Mes petites fugues

Sophie Marchand

à 16 ans, respirer un parfum de liberté et prendre la route sur les traces d’un écrivain

Mes premières escapades, ce fut enfant, à vélo, quand je  m'évadais vers le village voisin, le village d'enfance de ma mère. Je traversais une grande plaine recouverte de blé, de bleuets et de coquelicots (avant qu'ils ne disparaissent des cultures) dont je ne me privais pas de faire des bouquets, le vélo abandonné en bord de route. Je ne rencontrais aucun véhicule la plupart du temps. Plus tard, cette plaine s'est transformée en zone artisanale avec une zone de fret, des abattoirs et une "prison modèle".

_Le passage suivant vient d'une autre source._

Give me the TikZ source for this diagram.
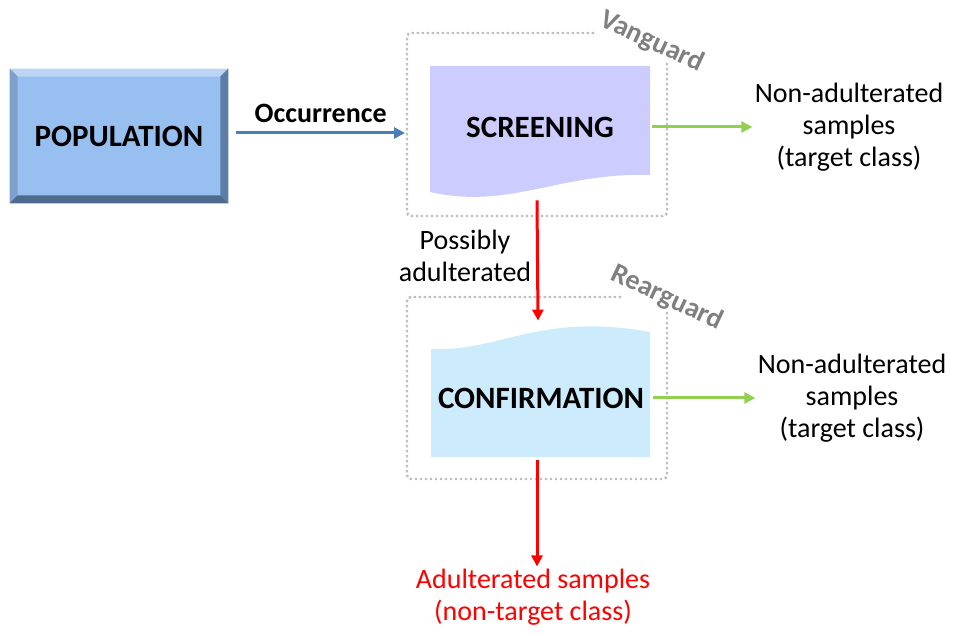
\documentclass[tikz,border=0pt]{standalone}
\usepackage{fontspec}
\setmainfont{Carlito}
\usetikzlibrary{arrows.meta,positioning,calc}

\definecolor{popface}{HTML}{97BFF0}
\definecolor{poptop}{HTML}{BCD5F5}
\definecolor{popleft}{HTML}{7FA0CB}
\definecolor{popright}{HTML}{5E7DA6}
\definecolor{popbottom}{HTML}{4E6A8F}
\definecolor{scrfill}{HTML}{CCCCFF}
\definecolor{cnffill}{HTML}{CCEBFC}
\definecolor{occblue}{HTML}{4A7EBB}
\definecolor{okgreen}{HTML}{92D050}
\definecolor{dotgray}{HTML}{BFBFBF}
\definecolor{tagray}{HTML}{808080}

\tikzset{
  flow/.style={line width=1.5pt,-{Triangle[length=5.5pt,width=5.5pt]}},
  stagebox/.style={minimum width=110pt,minimum height=59pt,inner sep=0pt,
    font=\fontsize{15.5}{18}\selectfont\bfseries},
  outtext/.style={align=center,inner sep=1pt,font=\fontsize{14}{16}\selectfont},
  guardbox/.style={dotgray,line width=1.2pt,dash pattern=on 1.2pt off 1.3pt,rounded corners=2pt},
  guardtag/.style={tagray,rotate=-25,font=\fontsize{14}{16}\selectfont\bfseries}
}

\begin{document}
\begin{tikzpicture}[x=0.5pt,y=-0.5pt,line cap=butt]
  \useasboundingbox (0,0) rectangle (953,635);

  % population block with bevelled edges
  \node[fill=popface,minimum width=109pt,minimum height=67pt,
        font=\fontsize{15.5}{18}\selectfont\bfseries] (pop) at (119,136) {POPULATION};
  \fill[poptop] (pop.north west) -- (pop.north east) -- ($(pop.north east)+(-8,8)$) -- ($(pop.north west)+(8,8)$) -- cycle;
  \fill[popleft] (pop.north west) -- ($(pop.north west)+(8,8)$) -- ($(pop.south west)+(8,-8)$) -- (pop.south west) -- cycle;
  \fill[popright] (pop.north east) -- (pop.south east) -- ($(pop.south east)+(-8,-8)$) -- ($(pop.north east)+(-8,8)$) -- cycle;
  \fill[popbottom] (pop.south west) -- (pop.south east) -- ($(pop.south east)+(-8,-8)$) -- ($(pop.south west)+(8,-8)$) -- cycle;

  % vanguard: screening
  \draw[guardbox] (594,33) -| (407,216) -| (667,62);
  \node[guardtag] at (652,42) {Vanguard};
  \fill[scrfill] (430,66) -- (650,66) -- (650,175)
    .. controls (560,172) and (510,210) .. (430,192) -- cycle;
  \node[stagebox] (scr) at (540,127) {SCREENING};

  % rearguard: confirmation
  \draw[guardbox] (621,297) -| (407,479) -| (667,312);
  \node[guardtag] at (667,298) {Rearguard};
  \fill[cnffill] (431,457) -- (431,349)
    .. controls (500,352) and (540,312) .. (650,332) -- (650,457) -- cycle;
  \node[stagebox] (cnf) at (541,398) {CONFIRMATION};

  % outcomes
  \node[outtext,right=51pt of scr] (okA) {Non-adulterated\\samples\\(target class)};
  \node[outtext,right=52pt of cnf] (okB) {Non-adulterated\\samples\\(target class)};
  \node[outtext,red] (bad) at (533,597) {Adulterated samples\\(non-target class)};
  \node[outtext] (maybe) at (465,256) {Possibly\\adulterated};

  % connectors
  \coordinate (vgin) at (405,133);
  \draw[flow,occblue] ([xshift=4pt,yshift=1.5pt]pop.east) -- node[above=1pt,black,font=\fontsize{14}{16}\selectfont\bfseries] (occ) {Occurrence} (vgin);
  \draw[flow,okgreen] ([xshift=1pt]scr.east) -- (okA.west);
  \draw[flow,okgreen] ([xshift=1pt]cnf.east) -- (okB.west);
  \draw[flow,red] ([xshift=-1.5pt,yshift=-7pt]scr.south) -- ([xshift=-1.5pt,yshift=9pt]cnf.north);
  \draw[flow,red] ([xshift=-2pt,yshift=-1.5pt]cnf.south) -- ([xshift=2pt]bad.north);
\end{tikzpicture}
\end{document}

Puis à 16 ans, j'ai respiré un parfum de liberté et pris la route sur les traces d'un écrivain.
Ce fut Jean-Pierre Chabrol et son livre «L'embellie».
J'y avais découvert le front populaire, l'enthousiasme des premiers congés payés avec les départs en vacances vers le sud, les Cévennes, Alès….
J'étais sous le charme et j'avais communiqué à ma sœur aînée mon enthousiasme.
Je rêvais d'Alès et des Cévennes comme du paradis.
A cette époque j'avais lu également Pagnol, Giono, accédé par les livres à une nature « sauvage » qui m'enchantait.
Nous avions décidé d'aller jusqu'à Alès en... auto stop.
Nos parents n'étaient pas au courant que nous partions à l'aventure avec la tente dans nos bagages. Nous leur avions raconté une toute autre histoire.

Avoir pour la première fois, l'impression de prendre son destin en main.
Se croire dans un road movie avec son lot de rencontres plus ou moins saugrenues, la vision d'un exhibitionniste par une porte entrouverte, plus tard, ma sœur aînée au prise avec un conducteur qui lui caressait la cuisse, n'osant rien dire de peur qu'il nous plante sur l'autoroute et se servant de la pancarte que nous avions utilisée pour faire du stop, pour se protéger de lui. Pendant ce temps moi, à l'arrière de la voiture, je ne m'apercevais de rien, sur un petit nuage de bonheur en découvrant sans doute pour la première fois Gershwin et le jazz que diffusait l'auto radio.
L'aspect sauvage des Cévennes, pas trop vu cette fois-ci, Alès sans la prose de Chabrol, un peu décevant.

Est resté l'attrait pour cette sensation de liberté de mouvement et de pensée qui permet une disponibilité au présent, cet enchantement, un imaginaire en roue libre, l'esprit n'étant plus envahi par les contraintes du quotidien, les servitudes subies ou choisies.

Et toujours intact le plaisir de cheminer seule, que ce soit sur des sentiers en pleine nature, dans une ville inconnue, ou dans un pays lointain, à l'écoute de mes désirs et de mes émotions.